The moment the smaller deer approaches the fence, the story crosses decisively into ritual. Physical proximity replaces observation, and sensory details—breathing, stillness, deliberate movement—slow time to an almost ceremonial pace. The act of dropping an object at the narrator’s feet is what fractures rational interpretation. Animals do not offer gifts; they do not perform symbolic gestures. This single action reclassifies the deer from animal to messenger. The bundle itself reinforces this shift: wrapped fabric, careful placement, intentionality. The narrator’s hesitation reflects the mind’s struggle to reconcile incompatible frameworks—natural versus human, chance versus design. The wooden box within the bundle carries the weight of antiquity and purpose, suggesting lineage rather than randomness. The locket, heavy and engraved with unfamiliar symbols, introduces the story’s core motif: knowledge that resists understanding but demands recognition. The symbols provoke a visceral reaction precisely because they are unreadable yet meaningful, tapping into an instinctive fear of forgotten languages and buried truths. At this stage, the story establishes that the danger does not lie in violence, but in meaning—something has been transferred, and ownership itself is a threat.
The transition into the forest marks a symbolic descent. The deer’s retreat is not an escape but an invitation, reinforced by its pauses, as if ensuring the narrator’s compliance. The forest responds by withdrawing its usual signals of life. Silence replaces birdsong and wind, creating an oppressive auditory vacuum that isolates the narrator from the world they knew. This absence of sound becomes a physical force, pressing inward, heightening awareness and vulnerability. The discovery of the clearing and the ancient oak shifts the narrative from encounter to initiation. Trees often symbolize continuity and memory, and this oak—twisted, blackened, immense—feels less like part of the landscape and more like its axis. When the deer vanishes, its role as guide concludes, reinforcing the idea that the narrator has crossed a point of no return. The disturbed ground at the tree’s base introduces the tension between fear and compulsion. Every rational instinct warns against digging, yet something deeper—curiosity, destiny, or external influence—overrides self-preservation. The story makes clear that choice here is ambiguous: the narrator acts, but not entirely of their own volition.
The discovery of the stone tablet and parchment formalizes the encounter into a calling. The repetition of the symbols creates continuity, confirming that the earlier offering was not isolated but part of a system. The tablet’s burial suggests concealment rather than abandonment, implying guardianship rather than loss. The parchment’s message is deliberately paradoxical: it warns against itself. By declaring that the truth is dangerous and not gentle, it establishes knowledge as a destabilizing force. The phrase “for the one who is chosen” reframes the narrator’s experience as selection rather than chance, stripping away the comfort of anonymity. This is not a puzzle stumbled upon; it is a summons. The warning that this is “only the beginning” expands the narrative horizon, suggesting layers yet to be uncovered and consequences yet unrealized. The locket’s weight becomes symbolic as well as physical, representing responsibility, danger, and connection. The chill spreading through the narrator is not merely fear but recognition—the understanding that their life has diverged irreversibly from its previous course.

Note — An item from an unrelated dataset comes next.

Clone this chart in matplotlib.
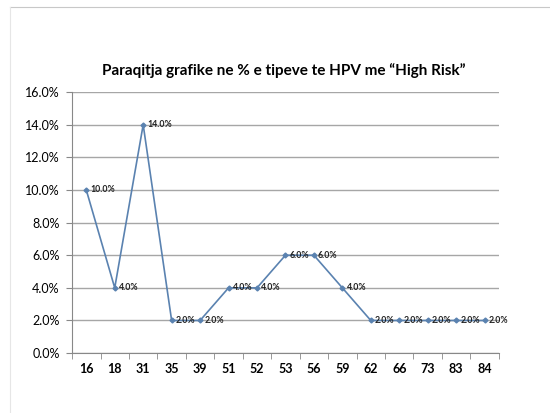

The aftermath emphasizes psychological intrusion rather than immediate threat. Sleeplessness, racing thoughts, and paranoia replace action, underscoring that the true disturbance lies in anticipation. The narrator’s questions—about surveillance, motive, and delivery through animals—highlight a growing awareness of intelligence operating beyond human systems. The turn toward local archives represents a desperate grasp for context, an attempt to anchor the experience within history rather than madness. What they uncover—the legend of a secret order, the Veil, the use of symbols and animal messengers—reframes the entire encounter as procedural rather than mystical whim. This revelation is chilling precisely because it confirms structure. There are rules. There are roles. There is precedent. The deer were not anomalies; they were couriers. The symbols were not decoration; they were identifiers. And the Veil, unnamed in function but heavy with implication, represents something so powerful it demands secrecy across centuries. The story shifts here from personal horror to systemic dread: this is not about one person, but about inheritance and continuation.
The final realization—that the locket is a key—solidifies the narrator’s transformation from observer to participant. Keys exist to open something deliberately closed, implying containment, danger, and consequence. The narrator’s acknowledgment that they were “never meant to find” it clashes with the certainty that they were chosen, creating a tension between destiny and violation. This contradiction fuels the story’s lingering unease. Being chosen does not mean being prepared, protected, or even valued—it may simply mean being useful. The closing reflection reframes fear itself: not as terror of the unknown, but as the knowledge that someone wanted this discovery to occur. Intention is the true horror. The invitation to share the story reinforces its meta‑theme: that significance often hides in moments dismissed as trivial, and that attention itself can be a form of participation. The final line—asserting that not everything in the woods is random—extends the story beyond the forest, suggesting that hidden systems operate everywhere, waiting for the right moment, the right witness, the right chosen one.